Une grande décision et de grands renoncements
Outre le fait de devoir repenser son modèle de gouvernance, définir sa raison d’être ses missions impose parfois de repositionner son activité. Le Baromètre de l’Observatoire de la Communauté des Entreprises à Mission rappelle en effet que sur cinq sociétés à mission, quatre n’ont pas été créées tel quel. Dans le cas de la Camif elle-même, pourtant devenue société à mission en 2017, avant même que le statut n’existe, c’est la réinvention permanente. Pour faire de l’économie circulaire, l’entreprise a dû intégrer la gestion de la fin de vie des produits, et donc changer de métiers pour n’être plus seulement un distributeur mais un éditeur.
Cela a engendré de réels renoncements. Une semaine après l’écriture de sa mission, elle a ainsi pris la décision de fermer ses portes le jour du Black Friday. « On a besoin de cette radicalité pour aller au bout du projet et pour marquer l’engagement, raconte Emery Jacquillat. Nous avons passé un mauvais moment avec le Comité d’Administration, donc heureusement que c’était écrit dans nos statuts ». Dans une incertitude totale à l’époque, l’entreprise voit vite son culot récompensé : un an plus tard, 88% de ses consommateurs et clients soutiennent le boycott et trois ans plus tard, ce sont pas moins de 1000 sites de e-commerces qui rejoignent l’initiative. Aujourd’hui, il n’hésite pas à remettre le couvert en prenant le risque de se couper de 5% de son chiffre d’affaires au nom du made in France. « J’ai l’habitude de dire que PDG ça veut dire Prof De Gym : on se muscle en se mettant en tension » conclut-il un sourire aux lèvres.
Planter des graines sans se planter
Reste qu’à force de vouloir se mettre en tension, certains vont jusqu’au claquage. Autour de la table-ronde, tous les intervenants ont à l’esprit la récente débandade de Danone, dont l’échec du PDG déchu sonne comme un rappel. Ce qui s’est passé, en l'occurrence, est une histoire de gros sous. Depuis 2014 qu’Emmanuel Faber est aux manettes de Danone, le cours de Bourse de la marque n’a bougé que de +3% quand ceux des concurrents - Nestlé et Unilever - ont respectivement sauté à +45% et +70%. « Plus globalement, le monde de la finance globale marche sur la tête, conclut Fatima Bellaredj. On fait la course au produit le moins cher possible, et après on s’étonne que les usines délocalisent ».

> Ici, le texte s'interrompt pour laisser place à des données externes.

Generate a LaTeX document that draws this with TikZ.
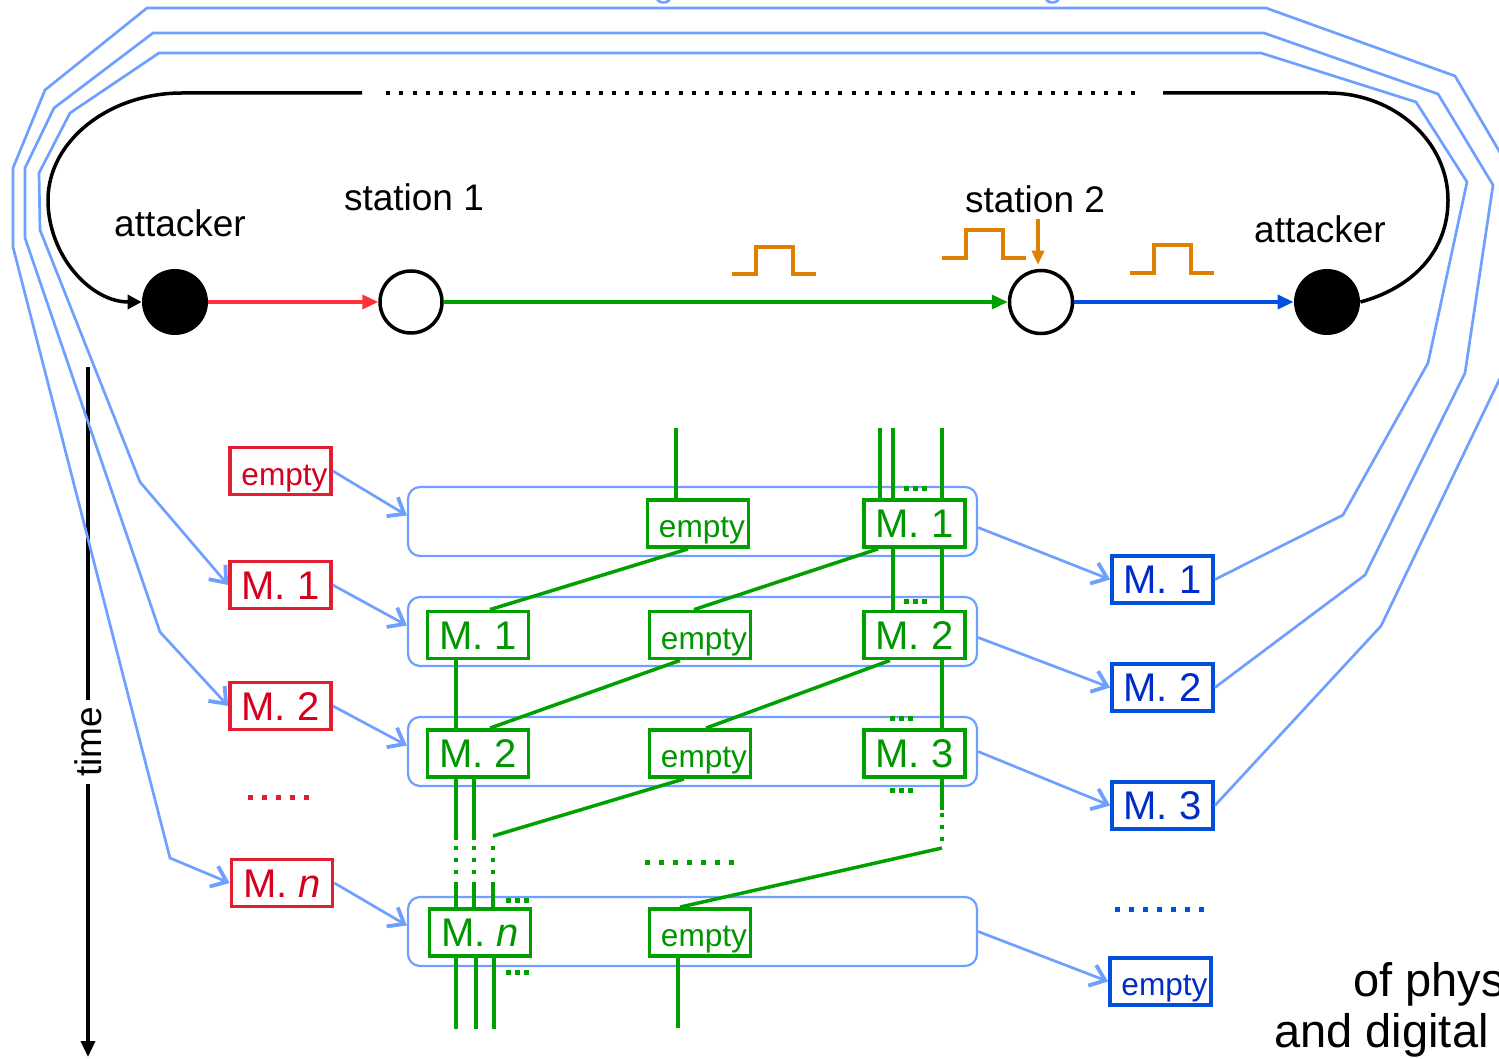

Pour éviter un tel incident, chacun sa recette. Épaulé par le fond à impact Citizen Capital, Emery Jacquillat s’assure en permanence que la performance économique reste au service de l’impact. Audrey Cavalier, elle, mentionne le nouveau fonds d’investissement vert et participatif Coopventure et l’accélérateur de croissance des entreprises de l'ESS Alterventure. « En choisissant des partenaires qui nous ressemblent, on peut avancer dans une croissance maîtrisée ». Sans compter que de nouvelles solutions ne vont cesser de voir le jour, car si elle reste pour l’heure une goutte d’eau dans l’océan du monde financier, la finance à impact grandit de 50% chaque année. La simple existence du pionnier de l’investissement à impact INCO Ventures, qui conseille et gère plus de 200 millions d'euros d’investissement dans les start-ups et entreprises de l’économie inclusive et durable, en est bien la preuve.